• AVAILABLE DATA:
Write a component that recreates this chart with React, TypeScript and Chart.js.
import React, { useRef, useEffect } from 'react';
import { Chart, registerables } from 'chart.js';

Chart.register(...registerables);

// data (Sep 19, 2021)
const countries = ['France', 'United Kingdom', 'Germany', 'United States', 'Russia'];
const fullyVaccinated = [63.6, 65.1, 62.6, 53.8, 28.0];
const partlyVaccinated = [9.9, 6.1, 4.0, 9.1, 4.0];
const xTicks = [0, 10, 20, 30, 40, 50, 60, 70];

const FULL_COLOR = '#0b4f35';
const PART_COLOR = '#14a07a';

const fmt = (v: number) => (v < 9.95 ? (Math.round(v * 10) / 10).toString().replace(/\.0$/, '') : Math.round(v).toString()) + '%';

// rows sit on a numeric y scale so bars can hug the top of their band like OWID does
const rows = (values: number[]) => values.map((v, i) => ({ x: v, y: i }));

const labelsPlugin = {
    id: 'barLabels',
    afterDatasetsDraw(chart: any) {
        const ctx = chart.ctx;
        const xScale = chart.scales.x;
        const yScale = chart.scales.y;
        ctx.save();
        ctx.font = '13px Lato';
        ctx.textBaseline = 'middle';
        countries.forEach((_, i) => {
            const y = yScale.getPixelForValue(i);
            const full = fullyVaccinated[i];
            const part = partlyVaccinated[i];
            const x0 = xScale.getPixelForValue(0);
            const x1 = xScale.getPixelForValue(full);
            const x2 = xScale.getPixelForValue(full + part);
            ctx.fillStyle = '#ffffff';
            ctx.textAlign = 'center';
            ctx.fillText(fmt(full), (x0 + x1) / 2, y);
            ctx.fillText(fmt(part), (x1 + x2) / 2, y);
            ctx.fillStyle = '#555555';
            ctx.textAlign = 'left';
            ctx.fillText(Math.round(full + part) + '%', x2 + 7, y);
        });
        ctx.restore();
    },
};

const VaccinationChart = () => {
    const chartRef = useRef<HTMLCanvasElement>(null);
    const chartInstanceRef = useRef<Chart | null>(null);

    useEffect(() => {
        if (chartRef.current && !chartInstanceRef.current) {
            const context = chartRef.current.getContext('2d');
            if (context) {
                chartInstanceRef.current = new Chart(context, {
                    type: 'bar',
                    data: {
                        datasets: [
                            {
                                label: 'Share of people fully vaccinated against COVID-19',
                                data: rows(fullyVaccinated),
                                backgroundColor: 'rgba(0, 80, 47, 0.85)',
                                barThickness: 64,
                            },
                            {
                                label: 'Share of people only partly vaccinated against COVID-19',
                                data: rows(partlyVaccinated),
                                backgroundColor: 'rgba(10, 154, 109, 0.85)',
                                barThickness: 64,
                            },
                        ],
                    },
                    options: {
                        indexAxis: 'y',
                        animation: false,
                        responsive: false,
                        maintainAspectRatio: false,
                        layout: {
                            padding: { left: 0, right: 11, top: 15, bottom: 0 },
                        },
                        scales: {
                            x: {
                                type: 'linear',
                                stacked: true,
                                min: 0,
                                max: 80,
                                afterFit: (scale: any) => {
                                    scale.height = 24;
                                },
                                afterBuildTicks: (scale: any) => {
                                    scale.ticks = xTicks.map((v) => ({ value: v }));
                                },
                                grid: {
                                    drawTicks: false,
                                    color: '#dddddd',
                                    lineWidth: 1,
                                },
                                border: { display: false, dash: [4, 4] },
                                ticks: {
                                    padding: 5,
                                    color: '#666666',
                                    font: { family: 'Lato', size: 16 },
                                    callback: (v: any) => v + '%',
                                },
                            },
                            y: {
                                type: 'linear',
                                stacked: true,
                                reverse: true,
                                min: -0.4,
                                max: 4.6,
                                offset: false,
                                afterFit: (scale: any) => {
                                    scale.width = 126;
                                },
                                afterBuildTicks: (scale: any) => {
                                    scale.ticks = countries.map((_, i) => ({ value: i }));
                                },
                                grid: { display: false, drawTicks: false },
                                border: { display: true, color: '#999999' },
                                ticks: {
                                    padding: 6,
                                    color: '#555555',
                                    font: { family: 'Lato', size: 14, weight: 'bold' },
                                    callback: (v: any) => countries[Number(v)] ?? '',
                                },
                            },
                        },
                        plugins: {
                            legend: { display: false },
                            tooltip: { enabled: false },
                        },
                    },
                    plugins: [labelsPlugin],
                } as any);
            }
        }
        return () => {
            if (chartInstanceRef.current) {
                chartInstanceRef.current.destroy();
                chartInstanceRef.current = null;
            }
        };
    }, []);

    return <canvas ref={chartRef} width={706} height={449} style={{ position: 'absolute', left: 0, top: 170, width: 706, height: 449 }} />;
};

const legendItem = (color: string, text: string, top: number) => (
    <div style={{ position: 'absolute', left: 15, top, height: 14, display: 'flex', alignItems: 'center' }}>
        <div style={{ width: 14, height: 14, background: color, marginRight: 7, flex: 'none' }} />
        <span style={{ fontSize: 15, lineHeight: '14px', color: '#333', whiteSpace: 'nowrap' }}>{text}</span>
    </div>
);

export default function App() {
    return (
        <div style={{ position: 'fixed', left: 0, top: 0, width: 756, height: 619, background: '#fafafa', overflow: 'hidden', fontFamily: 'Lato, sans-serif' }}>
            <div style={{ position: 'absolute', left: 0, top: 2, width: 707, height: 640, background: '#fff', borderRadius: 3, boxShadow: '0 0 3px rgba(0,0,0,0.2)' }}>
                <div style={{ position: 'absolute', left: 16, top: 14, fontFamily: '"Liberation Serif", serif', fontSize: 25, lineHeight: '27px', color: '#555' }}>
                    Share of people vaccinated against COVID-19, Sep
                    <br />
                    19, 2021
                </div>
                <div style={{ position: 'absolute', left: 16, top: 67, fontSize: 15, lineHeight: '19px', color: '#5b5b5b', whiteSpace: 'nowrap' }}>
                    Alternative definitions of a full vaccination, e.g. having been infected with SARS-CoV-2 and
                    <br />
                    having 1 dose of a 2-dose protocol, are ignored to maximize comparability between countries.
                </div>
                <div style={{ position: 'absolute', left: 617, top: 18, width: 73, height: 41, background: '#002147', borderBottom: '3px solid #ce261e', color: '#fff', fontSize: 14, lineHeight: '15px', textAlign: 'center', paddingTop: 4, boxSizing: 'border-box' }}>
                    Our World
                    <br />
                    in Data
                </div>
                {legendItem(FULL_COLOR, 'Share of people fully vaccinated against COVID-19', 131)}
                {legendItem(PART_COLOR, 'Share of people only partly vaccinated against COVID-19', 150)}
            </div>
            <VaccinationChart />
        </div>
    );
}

• EXERCISE DETAILS: Reproduce all of the material above word for word.

• TASK SOLUTION:
Write a component that recreates this chart with React, TypeScript and Chart.js.
import React, { useRef, useEffect } from 'react';
import { Chart, registerables } from 'chart.js';

Chart.register(...registerables);

// data (Sep 19, 2021)
const countries = ['France', 'United Kingdom', 'Germany', 'United States', 'Russia'];
const fullyVaccinated = [63.6, 65.1, 62.6, 53.8, 28.0];
const partlyVaccinated = [9.9, 6.1, 4.0, 9.1, 4.0];
const xTicks = [0, 10, 20, 30, 40, 50, 60, 70];

const FULL_COLOR = '#0b4f35';
const PART_COLOR = '#14a07a';

const fmt = (v: number) => (v < 9.95 ? (Math.round(v * 10) / 10).toString().replace(/\.0$/, '') : Math.round(v).toString()) + '%';

// rows sit on a numeric y scale so bars can hug the top of their band like OWID does
const rows = (values: number[]) => values.map((v, i) => ({ x: v, y: i }));

const labelsPlugin = {
    id: 'barLabels',
    afterDatasetsDraw(chart: any) {
        const ctx = chart.ctx;
        const xScale = chart.scales.x;
        const yScale = chart.scales.y;
        ctx.save();
        ctx.font = '13px Lato';
        ctx.textBaseline = 'middle';
        countries.forEach((_, i) => {
            const y = yScale.getPixelForValue(i);
            const full = fullyVaccinated[i];
            const part = partlyVaccinated[i];
            const x0 = xScale.getPixelForValue(0);
            const x1 = xScale.getPixelForValue(full);
            const x2 = xScale.getPixelForValue(full + part);
            ctx.fillStyle = '#ffffff';
            ctx.textAlign = 'center';
            ctx.fillText(fmt(full), (x0 + x1) / 2, y);
            ctx.fillText(fmt(part), (x1 + x2) / 2, y);
            ctx.fillStyle = '#555555';
            ctx.textAlign = 'left';
            ctx.fillText(Math.round(full + part) + '%', x2 + 7, y);
        });
        ctx.restore();
    },
};

const VaccinationChart = () => {
    const chartRef = useRef<HTMLCanvasElement>(null);
    const chartInstanceRef = useRef<Chart | null>(null);

    useEffect(() => {
        if (chartRef.current && !chartInstanceRef.current) {
            const context = chartRef.current.getContext('2d');
            if (context) {
                chartInstanceRef.current = new Chart(context, {
                    type: 'bar',
                    data: {
                        datasets: [
                            {
                                label: 'Share of people fully vaccinated against COVID-19',
                                data: rows(fullyVaccinated),
                                backgroundColor: 'rgba(0, 80, 47, 0.85)',
                                barThickness: 64,
                            },
                            {
                                label: 'Share of people only partly vaccinated against COVID-19',
                                data: rows(partlyVaccinated),
                                backgroundColor: 'rgba(10, 154, 109, 0.85)',
                                barThickness: 64,
                            },
                        ],
                    },
                    options: {
                        indexAxis: 'y',
                        animation: false,
                        responsive: false,
                        maintainAspectRatio: false,
                        layout: {
                            padding: { left: 0, right: 11, top: 15, bottom: 0 },
                        },
                        scales: {
                            x: {
                                type: 'linear',
                                stacked: true,
                                min: 0,
                                max: 80,
                                afterFit: (scale: any) => {
                                    scale.height = 24;
                                },
                                afterBuildTicks: (scale: any) => {
                                    scale.ticks = xTicks.map((v) => ({ value: v }));
                                },
                                grid: {
                                    drawTicks: false,
                                    color: '#dddddd',
                                    lineWidth: 1,
                                },
                                border: { display: false, dash: [4, 4] },
                                ticks: {
                                    padding: 5,
                                    color: '#666666',
                                    font: { family: 'Lato', size: 16 },
                                    callback: (v: any) => v + '%',
                                },
                            },
                            y: {
                                type: 'linear',
                                stacked: true,
                                reverse: true,
                                min: -0.4,
                                max: 4.6,
                                offset: false,
                                afterFit: (scale: any) => {
                                    scale.width = 126;
                                },
                                afterBuildTicks: (scale: any) => {
                                    scale.ticks = countries.map((_, i) => ({ value: i }));
                                },
                                grid: { display: false, drawTicks: false },
                                border: { display: true, color: '#999999' },
                                ticks: {
                                    padding: 6,
                                    color: '#555555',
                                    font: { family: 'Lato', size: 14, weight: 'bold' },
                                    callback: (v: any) => countries[Number(v)] ?? '',
                                },
                            },
                        },
                        plugins: {
                            legend: { display: false },
                            tooltip: { enabled: false },
                        },
                    },
                    plugins: [labelsPlugin],
                } as any);
            }
        }
        return () => {
            if (chartInstanceRef.current) {
                chartInstanceRef.current.destroy();
                chartInstanceRef.current = null;
            }
        };
    }, []);

    return <canvas ref={chartRef} width={706} height={449} style={{ position: 'absolute', left: 0, top: 170, width: 706, height: 449 }} />;
};

const legendItem = (color: string, text: string, top: number) => (
    <div style={{ position: 'absolute', left: 15, top, height: 14, display: 'flex', alignItems: 'center' }}>
        <div style={{ width: 14, height: 14, background: color, marginRight: 7, flex: 'none' }} />
        <span style={{ fontSize: 15, lineHeight: '14px', color: '#333', whiteSpace: 'nowrap' }}>{text}</span>
    </div>
);

export default function App() {
    return (
        <div style={{ position: 'fixed', left: 0, top: 0, width: 756, height: 619, background: '#fafafa', overflow: 'hidden', fontFamily: 'Lato, sans-serif' }}>
            <div style={{ position: 'absolute', left: 0, top: 2, width: 707, height: 640, background: '#fff', borderRadius: 3, boxShadow: '0 0 3px rgba(0,0,0,0.2)' }}>
                <div style={{ position: 'absolute', left: 16, top: 14, fontFamily: '"Liberation Serif", serif', fontSize: 25, lineHeight: '27px', color: '#555' }}>
                    Share of people vaccinated against COVID-19, Sep
                    <br />
                    19, 2021
                </div>
                <div style={{ position: 'absolute', left: 16, top: 67, fontSize: 15, lineHeight: '19px', color: '#5b5b5b', whiteSpace: 'nowrap' }}>
                    Alternative definitions of a full vaccination, e.g. having been infected with SARS-CoV-2 and
                    <br />
                    having 1 dose of a 2-dose protocol, are ignored to maximize comparability between countries.
                </div>
                <div style={{ position: 'absolute', left: 617, top: 18, width: 73, height: 41, background: '#002147', borderBottom: '3px solid #ce261e', color: '#fff', fontSize: 14, lineHeight: '15px', textAlign: 'center', paddingTop: 4, boxSizing: 'border-box' }}>
                    Our World
                    <br />
                    in Data
                </div>
                {legendItem(FULL_COLOR, 'Share of people fully vaccinated against COVID-19', 131)}
                {legendItem(PART_COLOR, 'Share of people only partly vaccinated against COVID-19', 150)}
            </div>
            <VaccinationChart />
        </div>
    );
}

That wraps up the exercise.